§ **Dataset section**:
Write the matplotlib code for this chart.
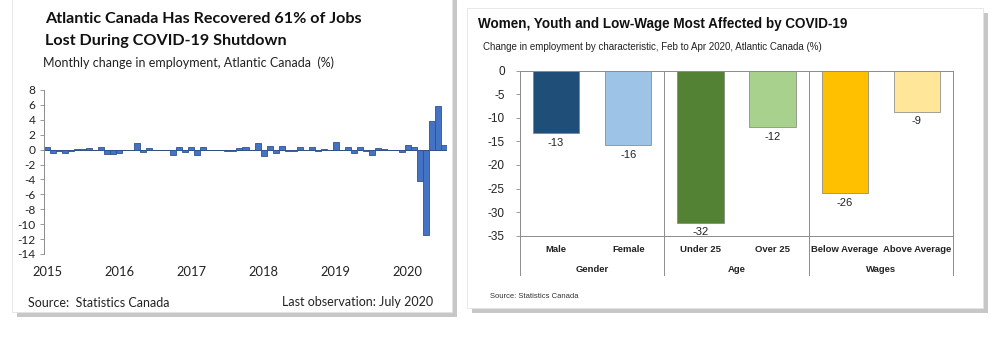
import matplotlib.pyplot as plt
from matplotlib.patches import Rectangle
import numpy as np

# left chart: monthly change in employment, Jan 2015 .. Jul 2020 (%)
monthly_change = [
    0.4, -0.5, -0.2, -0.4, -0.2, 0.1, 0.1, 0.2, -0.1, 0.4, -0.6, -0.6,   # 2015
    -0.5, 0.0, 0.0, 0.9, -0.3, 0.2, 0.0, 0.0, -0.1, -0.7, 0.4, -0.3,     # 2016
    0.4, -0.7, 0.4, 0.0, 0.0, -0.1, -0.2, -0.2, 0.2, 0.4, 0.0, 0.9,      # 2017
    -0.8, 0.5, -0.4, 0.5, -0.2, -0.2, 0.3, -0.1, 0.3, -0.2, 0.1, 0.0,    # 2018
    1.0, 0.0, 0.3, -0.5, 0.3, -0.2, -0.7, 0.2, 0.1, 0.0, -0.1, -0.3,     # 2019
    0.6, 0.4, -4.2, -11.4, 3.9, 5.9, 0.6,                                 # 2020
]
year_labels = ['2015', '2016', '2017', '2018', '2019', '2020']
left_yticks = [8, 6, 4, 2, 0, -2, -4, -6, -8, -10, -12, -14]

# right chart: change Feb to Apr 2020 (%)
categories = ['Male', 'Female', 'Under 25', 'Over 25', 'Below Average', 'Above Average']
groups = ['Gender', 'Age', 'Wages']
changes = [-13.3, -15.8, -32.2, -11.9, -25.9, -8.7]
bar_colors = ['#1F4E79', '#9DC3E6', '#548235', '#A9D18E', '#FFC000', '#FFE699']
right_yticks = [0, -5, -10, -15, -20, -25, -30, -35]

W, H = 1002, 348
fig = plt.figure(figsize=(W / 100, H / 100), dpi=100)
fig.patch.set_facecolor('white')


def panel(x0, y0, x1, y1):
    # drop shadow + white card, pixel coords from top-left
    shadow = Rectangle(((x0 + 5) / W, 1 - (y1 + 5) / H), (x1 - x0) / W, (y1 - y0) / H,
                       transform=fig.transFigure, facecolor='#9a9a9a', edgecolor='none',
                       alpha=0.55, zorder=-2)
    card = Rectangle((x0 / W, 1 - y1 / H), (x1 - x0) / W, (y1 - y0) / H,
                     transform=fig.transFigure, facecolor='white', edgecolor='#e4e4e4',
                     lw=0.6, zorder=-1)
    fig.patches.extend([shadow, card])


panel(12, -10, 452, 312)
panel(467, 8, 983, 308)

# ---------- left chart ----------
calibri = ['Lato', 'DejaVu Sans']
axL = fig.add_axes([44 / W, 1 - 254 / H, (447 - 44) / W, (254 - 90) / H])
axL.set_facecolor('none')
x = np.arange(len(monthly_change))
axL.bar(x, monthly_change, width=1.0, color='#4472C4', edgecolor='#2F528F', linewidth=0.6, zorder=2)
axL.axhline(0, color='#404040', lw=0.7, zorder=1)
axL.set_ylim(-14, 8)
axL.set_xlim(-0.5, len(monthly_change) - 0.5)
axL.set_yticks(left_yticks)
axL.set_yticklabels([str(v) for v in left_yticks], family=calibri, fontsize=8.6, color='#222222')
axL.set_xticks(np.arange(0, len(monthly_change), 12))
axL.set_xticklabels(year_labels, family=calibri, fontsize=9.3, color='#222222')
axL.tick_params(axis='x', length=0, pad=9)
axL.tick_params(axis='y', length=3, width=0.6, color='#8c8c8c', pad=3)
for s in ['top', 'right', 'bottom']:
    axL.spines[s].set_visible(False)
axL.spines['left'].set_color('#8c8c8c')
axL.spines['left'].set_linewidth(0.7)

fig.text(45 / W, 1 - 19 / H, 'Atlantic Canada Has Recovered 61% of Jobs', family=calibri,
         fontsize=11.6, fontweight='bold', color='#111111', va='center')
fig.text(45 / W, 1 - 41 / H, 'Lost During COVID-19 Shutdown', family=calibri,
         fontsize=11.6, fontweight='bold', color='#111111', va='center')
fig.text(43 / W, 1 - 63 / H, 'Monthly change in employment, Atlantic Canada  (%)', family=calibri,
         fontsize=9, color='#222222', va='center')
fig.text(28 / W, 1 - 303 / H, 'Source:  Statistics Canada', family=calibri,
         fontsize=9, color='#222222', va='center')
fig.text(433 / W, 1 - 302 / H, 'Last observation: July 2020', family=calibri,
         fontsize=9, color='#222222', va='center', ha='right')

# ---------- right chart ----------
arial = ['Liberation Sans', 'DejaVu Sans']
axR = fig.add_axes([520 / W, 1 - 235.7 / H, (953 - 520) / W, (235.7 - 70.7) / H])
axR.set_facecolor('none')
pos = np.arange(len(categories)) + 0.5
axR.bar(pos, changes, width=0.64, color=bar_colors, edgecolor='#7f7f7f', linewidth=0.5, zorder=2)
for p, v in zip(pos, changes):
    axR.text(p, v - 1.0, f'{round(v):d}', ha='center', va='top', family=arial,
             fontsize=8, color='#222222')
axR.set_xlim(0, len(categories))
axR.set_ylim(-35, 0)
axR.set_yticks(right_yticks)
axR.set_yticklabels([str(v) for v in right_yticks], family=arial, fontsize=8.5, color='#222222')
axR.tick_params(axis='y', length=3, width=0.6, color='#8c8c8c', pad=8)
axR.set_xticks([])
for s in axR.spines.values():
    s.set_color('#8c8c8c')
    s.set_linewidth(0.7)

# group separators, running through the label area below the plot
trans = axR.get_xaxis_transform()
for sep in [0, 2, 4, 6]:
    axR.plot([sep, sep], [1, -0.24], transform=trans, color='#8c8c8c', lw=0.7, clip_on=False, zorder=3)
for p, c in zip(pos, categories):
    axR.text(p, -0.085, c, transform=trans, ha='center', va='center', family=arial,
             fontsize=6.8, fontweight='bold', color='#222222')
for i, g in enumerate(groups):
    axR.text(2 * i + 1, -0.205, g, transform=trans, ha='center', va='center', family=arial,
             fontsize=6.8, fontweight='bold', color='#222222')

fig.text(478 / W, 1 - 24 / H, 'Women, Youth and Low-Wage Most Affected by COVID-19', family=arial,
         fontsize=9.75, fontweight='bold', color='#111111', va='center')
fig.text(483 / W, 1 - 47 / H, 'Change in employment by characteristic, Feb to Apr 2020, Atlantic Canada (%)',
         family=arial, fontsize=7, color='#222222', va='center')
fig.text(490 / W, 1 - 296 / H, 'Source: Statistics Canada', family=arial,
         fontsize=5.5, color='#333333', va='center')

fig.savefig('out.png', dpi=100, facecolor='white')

§ **Task statement**: Make an exact copy of the listing above. Do not include the pictures.

§ **Output**:
Write the matplotlib code for this chart.
import matplotlib.pyplot as plt
from matplotlib.patches import Rectangle
import numpy as np

# left chart: monthly change in employment, Jan 2015 .. Jul 2020 (%)
monthly_change = [
    0.4, -0.5, -0.2, -0.4, -0.2, 0.1, 0.1, 0.2, -0.1, 0.4, -0.6, -0.6,   # 2015
    -0.5, 0.0, 0.0, 0.9, -0.3, 0.2, 0.0, 0.0, -0.1, -0.7, 0.4, -0.3,     # 2016
    0.4, -0.7, 0.4, 0.0, 0.0, -0.1, -0.2, -0.2, 0.2, 0.4, 0.0, 0.9,      # 2017
    -0.8, 0.5, -0.4, 0.5, -0.2, -0.2, 0.3, -0.1, 0.3, -0.2, 0.1, 0.0,    # 2018
    1.0, 0.0, 0.3, -0.5, 0.3, -0.2, -0.7, 0.2, 0.1, 0.0, -0.1, -0.3,     # 2019
    0.6, 0.4, -4.2, -11.4, 3.9, 5.9, 0.6,                                 # 2020
]
year_labels = ['2015', '2016', '2017', '2018', '2019', '2020']
left_yticks = [8, 6, 4, 2, 0, -2, -4, -6, -8, -10, -12, -14]

# right chart: change Feb to Apr 2020 (%)
categories = ['Male', 'Female', 'Under 25', 'Over 25', 'Below Average', 'Above Average']
groups = ['Gender', 'Age', 'Wages']
changes = [-13.3, -15.8, -32.2, -11.9, -25.9, -8.7]
bar_colors = ['#1F4E79', '#9DC3E6', '#548235', '#A9D18E', '#FFC000', '#FFE699']
right_yticks = [0, -5, -10, -15, -20, -25, -30, -35]

W, H = 1002, 348
fig = plt.figure(figsize=(W / 100, H / 100), dpi=100)
fig.patch.set_facecolor('white')


def panel(x0, y0, x1, y1):
    # drop shadow + white card, pixel coords from top-left
    shadow = Rectangle(((x0 + 5) / W, 1 - (y1 + 5) / H), (x1 - x0) / W, (y1 - y0) / H,
                       transform=fig.transFigure, facecolor='#9a9a9a', edgecolor='none',
                       alpha=0.55, zorder=-2)
    card = Rectangle((x0 / W, 1 - y1 / H), (x1 - x0) / W, (y1 - y0) / H,
                     transform=fig.transFigure, facecolor='white', edgecolor='#e4e4e4',
                     lw=0.6, zorder=-1)
    fig.patches.extend([shadow, card])


panel(12, -10, 452, 312)
panel(467, 8, 983, 308)

# ---------- left chart ----------
calibri = ['Lato', 'DejaVu Sans']
axL = fig.add_axes([44 / W, 1 - 254 / H, (447 - 44) / W, (254 - 90) / H])
axL.set_facecolor('none')
x = np.arange(len(monthly_change))
axL.bar(x, monthly_change, width=1.0, color='#4472C4', edgecolor='#2F528F', linewidth=0.6, zorder=2)
axL.axhline(0, color='#404040', lw=0.7, zorder=1)
axL.set_ylim(-14, 8)
axL.set_xlim(-0.5, len(monthly_change) - 0.5)
axL.set_yticks(left_yticks)
axL.set_yticklabels([str(v) for v in left_yticks], family=calibri, fontsize=8.6, color='#222222')
axL.set_xticks(np.arange(0, len(monthly_change), 12))
axL.set_xticklabels(year_labels, family=calibri, fontsize=9.3, color='#222222')
axL.tick_params(axis='x', length=0, pad=9)
axL.tick_params(axis='y', length=3, width=0.6, color='#8c8c8c', pad=3)
for s in ['top', 'right', 'bottom']:
    axL.spines[s].set_visible(False)
axL.spines['left'].set_color('#8c8c8c')
axL.spines['left'].set_linewidth(0.7)

fig.text(45 / W, 1 - 19 / H, 'Atlantic Canada Has Recovered 61% of Jobs', family=calibri,
         fontsize=11.6, fontweight='bold', color='#111111', va='center')
fig.text(45 / W, 1 - 41 / H, 'Lost During COVID-19 Shutdown', family=calibri,
         fontsize=11.6, fontweight='bold', color='#111111', va='center')
fig.text(43 / W, 1 - 63 / H, 'Monthly change in employment, Atlantic Canada  (%)', family=calibri,
         fontsize=9, color='#222222', va='center')
fig.text(28 / W, 1 - 303 / H, 'Source:  Statistics Canada', family=calibri,
         fontsize=9, color='#222222', va='center')
fig.text(433 / W, 1 - 302 / H, 'Last observation: July 2020', family=calibri,
         fontsize=9, color='#222222', va='center', ha='right')

# ---------- right chart ----------
arial = ['Liberation Sans', 'DejaVu Sans']
axR = fig.add_axes([520 / W, 1 - 235.7 / H, (953 - 520) / W, (235.7 - 70.7) / H])
axR.set_facecolor('none')
pos = np.arange(len(categories)) + 0.5
axR.bar(pos, changes, width=0.64, color=bar_colors, edgecolor='#7f7f7f', linewidth=0.5, zorder=2)
for p, v in zip(pos, changes):
    axR.text(p, v - 1.0, f'{round(v):d}', ha='center', va='top', family=arial,
             fontsize=8, color='#222222')
axR.set_xlim(0, len(categories))
axR.set_ylim(-35, 0)
axR.set_yticks(right_yticks)
axR.set_yticklabels([str(v) for v in right_yticks], family=arial, fontsize=8.5, color='#222222')
axR.tick_params(axis='y', length=3, width=0.6, color='#8c8c8c', pad=8)
axR.set_xticks([])
for s in axR.spines.values():
    s.set_color('#8c8c8c')
    s.set_linewidth(0.7)

# group separators, running through the label area below the plot
trans = axR.get_xaxis_transform()
for sep in [0, 2, 4, 6]:
    axR.plot([sep, sep], [1, -0.24], transform=trans, color='#8c8c8c', lw=0.7, clip_on=False, zorder=3)
for p, c in zip(pos, categories):
    axR.text(p, -0.085, c, transform=trans, ha='center', va='center', family=arial,
             fontsize=6.8, fontweight='bold', color='#222222')
for i, g in enumerate(groups):
    axR.text(2 * i + 1, -0.205, g, transform=trans, ha='center', va='center', family=arial,
             fontsize=6.8, fontweight='bold', color='#222222')

fig.text(478 / W, 1 - 24 / H, 'Women, Youth and Low-Wage Most Affected by COVID-19', family=arial,
         fontsize=9.75, fontweight='bold', color='#111111', va='center')
fig.text(483 / W, 1 - 47 / H, 'Change in employment by characteristic, Feb to Apr 2020, Atlantic Canada (%)',
         family=arial, fontsize=7, color='#222222', va='center')
fig.text(490 / W, 1 - 296 / H, 'Source: Statistics Canada', family=arial,
         fontsize=5.5, color='#333333', va='center')

fig.savefig('out.png', dpi=100, facecolor='white')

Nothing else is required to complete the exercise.